Phyllida Barlow’s sculptures are experiments with colour and collage, making use of everyday materials such as cardboard, fabric, timber, polystyrene, plaster, scrim and cement. Her installations – her largest and most ambitious project to date took over Tate Britain’s Duveen Galleries in 2014 – redefine the spaces they inhabit. Despite their abstract and industrial qualities, her works retain elements of spontaneity and sensitivity.
Barlow has been an influential teacher in London. At the Slade School of Fine Art, her students have included Turner Prize-winning and nominated artists Rachel Whiteread and Angela de la Cruz. In 2006, she was invited to create Untitled Red/Brown for the Royal Academy courtyard and was elected a Royal Academician in 2011.

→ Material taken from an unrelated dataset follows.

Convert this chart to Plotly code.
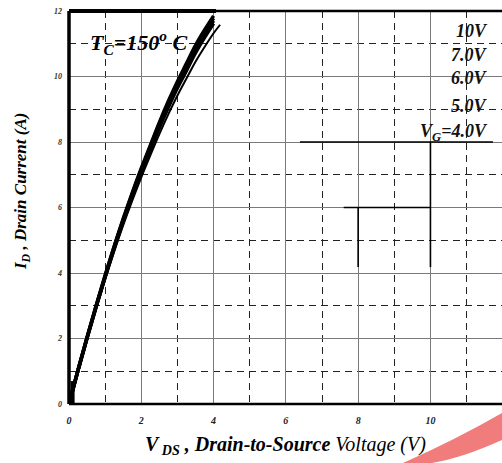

We caught up with the sculptor as she prepares a group of smaller works from the offcuts of her studio.
What are you working on at the moment?
Currently I’m working on a group of small sculptures, which is a bit more unusual for me. At the Fruitmarket Gallery in Edinburgh where I exhibited this summer, I had made 20 small works to accompany the main installation. These smaller works have been the inspiration for what I’m working on just now.
They’re assemblages on a very small scale and they’re made from the debris and the offcuts that I collect in my studio. I’ve been making them very quickly, using basic methods of pulling the materials together, through tying and using plaster and cement. When I’m constructing them, I’m playing with polystyrene, timber, plywood and fabric; it’s as though I’m doodling. There’s something mindless about making them, but I’m also developing a way of thinking and seeing through the materials themselves.
I’m also repairing a work called Upturned House which is going to Tate Modern in January. It needs to be taken apart and put together again. It’s difficult because normally I construct the piece intuitively. Re-assembling something to put it up somewhere else is challenging because I want to retain that element of spontaneity.
What’s your earliest memory of art?
I have two early memories of art. My grandfather collected Chinese ceramics. There were painted fired clay camels and buffalo and they always fascinated me. I especially loved a jade buffalo; it was a fabulous object and I can remember the shape of it filling my whole hand. I can also remember looking at my parent’s art books, particularly those on Van Gogh.
Drawing is what I can remember doing, and making small objects out of very basic materials, which my mother taught me how to do. I decided I wanted to make sculpture early on at art school when I was 16. One of my tutors said, “I think you paint in a sculptural way. Why not transfer what you do in painting into clay?” And it was an awakening.